Don't include pictures. Quote the lines below from the first through the line that contains "const xTitle = 'Concentration (\u03bcg/mL)';".

───── Supplied material ─────

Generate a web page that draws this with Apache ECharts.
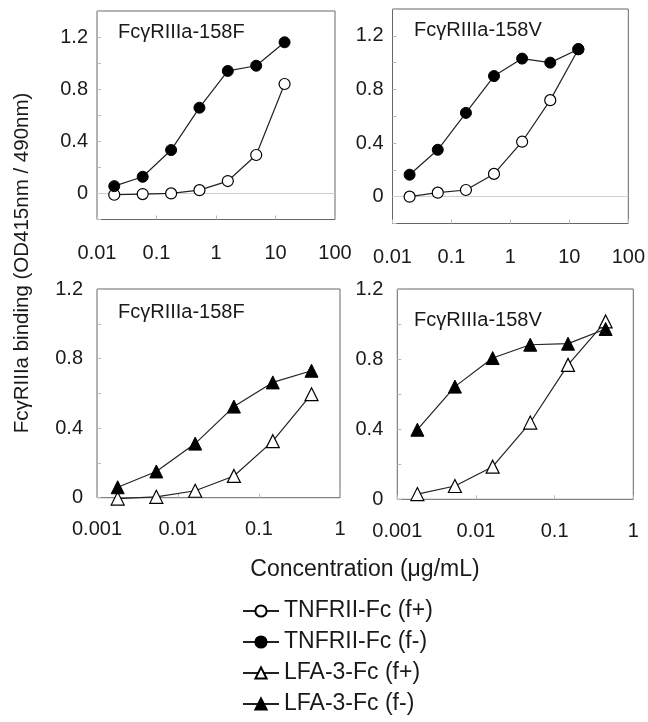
<!DOCTYPE html>
<html>
<head>
<meta charset="utf-8">
<script src="https://cdn.jsdelivr.net/npm/echarts@6/dist/echarts.min.js"></script>
<style>html,body{margin:0;padding:0;background:#fff}#c{width:648px;height:722px}</style>
</head>
<body>
<div id="c"></div>
<script>
// ---- data ----
const xTop = [0.0195, 0.0586, 0.176, 0.527, 1.58, 4.74, 14.2];
const xBot = [0.0018, 0.0054, 0.0163, 0.049, 0.148, 0.445];
const tnfr158F_fplus  = [-0.01, -0.005, 0, 0.025, 0.095, 0.295, 0.84];
const tnfr158F_fminus = [0.056, 0.128, 0.333, 0.658, 0.94, 0.98, 1.16];
const tnfr158V_fplus  = [0, 0.03, 0.05, 0.17, 0.41, 0.72, 1.1];
const tnfr158V_fminus = [0.164, 0.35, 0.625, 0.9, 1.03, 1.0, 1.1];
const lfa158F_fplus   = [-0.005, 0.005, 0.04, 0.125, 0.325, 0.595];
const lfa158F_fminus  = [0.06, 0.151, 0.311, 0.524, 0.663, 0.73];
const lfa158V_fplus   = [0.03, 0.076, 0.186, 0.438, 0.767, 1.015];
const lfa158V_fminus  = [0.397, 0.643, 0.806, 0.882, 0.888, 0.972];
const yTickLabels = ['0', '0.4', '0.8', '1.2'];
const xTopTickLabels = ['0.01', '0.1', '1', '10', '100'];
const xBotTickLabels = ['0.001', '0.01', '0.1', '1'];
const panelLabels = ['Fc\u03b3RIIIa-158F', 'Fc\u03b3RIIIa-158V', 'Fc\u03b3RIIIa-158F', 'Fc\u03b3RIIIa-158V'];
const seriesNames = ['TNFRII-Fc (f+)', 'TNFRII-Fc (f-)', 'LFA-3-Fc (f+)', 'LFA-3-Fc (f-)'];
const yTitle = 'Fc\u03b3RIIIa binding (OD415nm / 490nm)';
const xTitle = 'Concentration (\u03bcg/mL)';

// ---- styles ----
const FONT = 'Liberation Sans, Arial, Helvetica, sans-serif';
const TXT = '#1a1a1a';
const grids = [
  {left: 97, top: 11, width: 238, height: 208.5},
  {left: 392.5, top: 9, width: 239.3, height: 214.5},
  {left: 97, top: 289, width: 243, height: 208.7},
  {left: 397.3, top: 289, width: 236, height: 210.3}
];
const yLab = v => { const s = String(Math.round(v * 10) / 10); return yTickLabels.includes(s) ? s : ''; };
const xLab = labels => v => { const s = String(+(+v).toPrecision(2)); return labels.includes(s) ? s : ''; };

function xAxis(i, top) {
  return {
    gridIndex: i, type: 'log', logBase: 10,
    min: top ? 0.01 : 0.001, max: top ? 100 : 1,
    axisLine: {show: false, onZero: false},
    axisTick: {show: true, inside: true, length: 4, lineStyle: {color: '#bbb'}},
    splitLine: {show: false}, minorTick: {show: false},
    axisLabel: {show: true, margin: top ? 24 : 22, color: TXT, fontFamily: FONT, fontSize: 20,
      showMinLabel: true, showMaxLabel: true,
      formatter: xLab(top ? xTopTickLabels : xBotTickLabels)}
  };
}
function yAxis(i, top) {
  return {
    gridIndex: i, type: 'value',
    min: top ? -0.2 : 0, max: top ? 1.4 : 1.2, interval: 0.2,
    axisLine: {show: false},
    axisTick: {show: true, inside: true, length: 4, lineStyle: {color: '#bbb'}},
    splitLine: {show: false},
    axisLabel: {show: true, margin: top ? 9 : 14, color: TXT, fontFamily: FONT, fontSize: 20,
      padding: top ? [13, 0, 0, 0] : [3, 0, 0, 0],
      showMinLabel: true, showMaxLabel: true, formatter: yLab}
  };
}
const openStyle = {color: '#fff', borderColor: '#000', borderWidth: 1.2};
const fillStyle = {color: '#000', borderColor: '#000', borderWidth: 1};
function ser(name, i, xs, ys, symbol, open, zeroLine) {
  const s = {
    name, type: 'line', xAxisIndex: i, yAxisIndex: i,
    data: xs.map((x, k) => [x, ys[k]]),
    symbol, symbolSize: symbol === 'circle' ? 11 : 13,
    showAllSymbol: true, clip: false,
    lineStyle: {color: '#222', width: 1.2},
    itemStyle: open ? openStyle : fillStyle,
    emphasis: {disabled: true},
    animation: false, z: open ? 2 : 3
  };
  if (zeroLine) {
    s.markLine = {silent: true, symbol: 'none', label: {show: false},
      lineStyle: {color: '#cfcfcf', type: 'solid', width: 1}, data: [{yAxis: 0}], z: 1, animation: false};
  }
  return s;
}

const labelPos = [[118, 32], [414, 30], [118, 312], [414, 320]];
const graphics = panelLabels.map((t, k) => ({
  type: 'text', x: labelPos[k][0], y: labelPos[k][1],
  style: {text: t, font: '20px ' + FONT, fill: TXT, textAlign: 'left', textVerticalAlign: 'middle'}
}));
graphics.push({type: 'text', x: 22, y: 263, rotation: Math.PI / 2,
  style: {text: yTitle, font: '20.5px ' + FONT, fill: TXT, textAlign: 'center', textVerticalAlign: 'middle'}});
graphics.push({type: 'text', x: 365, y: 570,
  style: {text: xTitle, font: '23px ' + FONT, fill: TXT, textAlign: 'center', textVerticalAlign: 'middle'}});

const option = {
  backgroundColor: '#fff',
  animation: false,
  grid: grids.map(g => Object.assign({show: true, borderColor: '#666', borderWidth: 1, backgroundColor: 'transparent'}, g)),
  xAxis: [xAxis(0, true), xAxis(1, true), xAxis(2, false), xAxis(3, false)],
  yAxis: [yAxis(0, true), yAxis(1, true), yAxis(2, false), yAxis(3, false)],
  legend: {
    data: seriesNames, orient: 'vertical', left: 242, top: 598, padding: 0,
    itemWidth: 36, itemHeight: 14, itemGap: 5, height: 124,
    textStyle: {fontFamily: FONT, fontSize: 23, color: TXT, lineHeight: 26},
    selectedMode: false
  },
  graphic: graphics,
  series: [
    ser(seriesNames[0], 0, xTop, tnfr158F_fplus, 'circle', true, true),
    ser(seriesNames[1], 0, xTop, tnfr158F_fminus, 'circle', false, false),
    ser(seriesNames[0], 1, xTop, tnfr158V_fplus, 'circle', true, true),
    ser(seriesNames[1], 1, xTop, tnfr158V_fminus, 'circle', false, false),
    ser(seriesNames[2], 2, xBot, lfa158F_fplus, 'triangle', true, false),
    ser(seriesNames[3], 2, xBot, lfa158F_fminus, 'triangle', false, false),
    ser(seriesNames[2], 3, xBot, lfa158V_fplus, 'triangle', true, false),
    ser(seriesNames[3], 3, xBot, lfa158V_fminus, 'triangle', false, false)
  ]
};
const chart = echarts.init(document.getElementById('c'), null, {renderer: 'canvas'});
chart.setOption(option);
</script>
</body>
</html>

─────

Result for this task
Generate a web page that draws this with Apache ECharts.
<!DOCTYPE html>
<html>
<head>
<meta charset="utf-8">
<script src="https://cdn.jsdelivr.net/npm/echarts@6/dist/echarts.min.js"></script>
<style>html,body{margin:0;padding:0;background:#fff}#c{width:648px;height:722px}</style>
</head>
<body>
<div id="c"></div>
<script>
// ---- data ----
const xTop = [0.0195, 0.0586, 0.176, 0.527, 1.58, 4.74, 14.2];
const xBot = [0.0018, 0.0054, 0.0163, 0.049, 0.148, 0.445];
const tnfr158F_fplus  = [-0.01, -0.005, 0, 0.025, 0.095, 0.295, 0.84];
const tnfr158F_fminus = [0.056, 0.128, 0.333, 0.658, 0.94, 0.98, 1.16];
const tnfr158V_fplus  = [0, 0.03, 0.05, 0.17, 0.41, 0.72, 1.1];
const tnfr158V_fminus = [0.164, 0.35, 0.625, 0.9, 1.03, 1.0, 1.1];
const lfa158F_fplus   = [-0.005, 0.005, 0.04, 0.125, 0.325, 0.595];
const lfa158F_fminus  = [0.06, 0.151, 0.311, 0.524, 0.663, 0.73];
const lfa158V_fplus   = [0.03, 0.076, 0.186, 0.438, 0.767, 1.015];
const lfa158V_fminus  = [0.397, 0.643, 0.806, 0.882, 0.888, 0.972];
const yTickLabels = ['0', '0.4', '0.8', '1.2'];
const xTopTickLabels = ['0.01', '0.1', '1', '10', '100'];
const xBotTickLabels = ['0.001', '0.01', '0.1', '1'];
const panelLabels = ['Fc\u03b3RIIIa-158F', 'Fc\u03b3RIIIa-158V', 'Fc\u03b3RIIIa-158F', 'Fc\u03b3RIIIa-158V'];
const seriesNames = ['TNFRII-Fc (f+)', 'TNFRII-Fc (f-)', 'LFA-3-Fc (f+)', 'LFA-3-Fc (f-)'];
const yTitle = 'Fc\u03b3RIIIa binding (OD415nm / 490nm)';
const xTitle = 'Concentration (\u03bcg/mL)';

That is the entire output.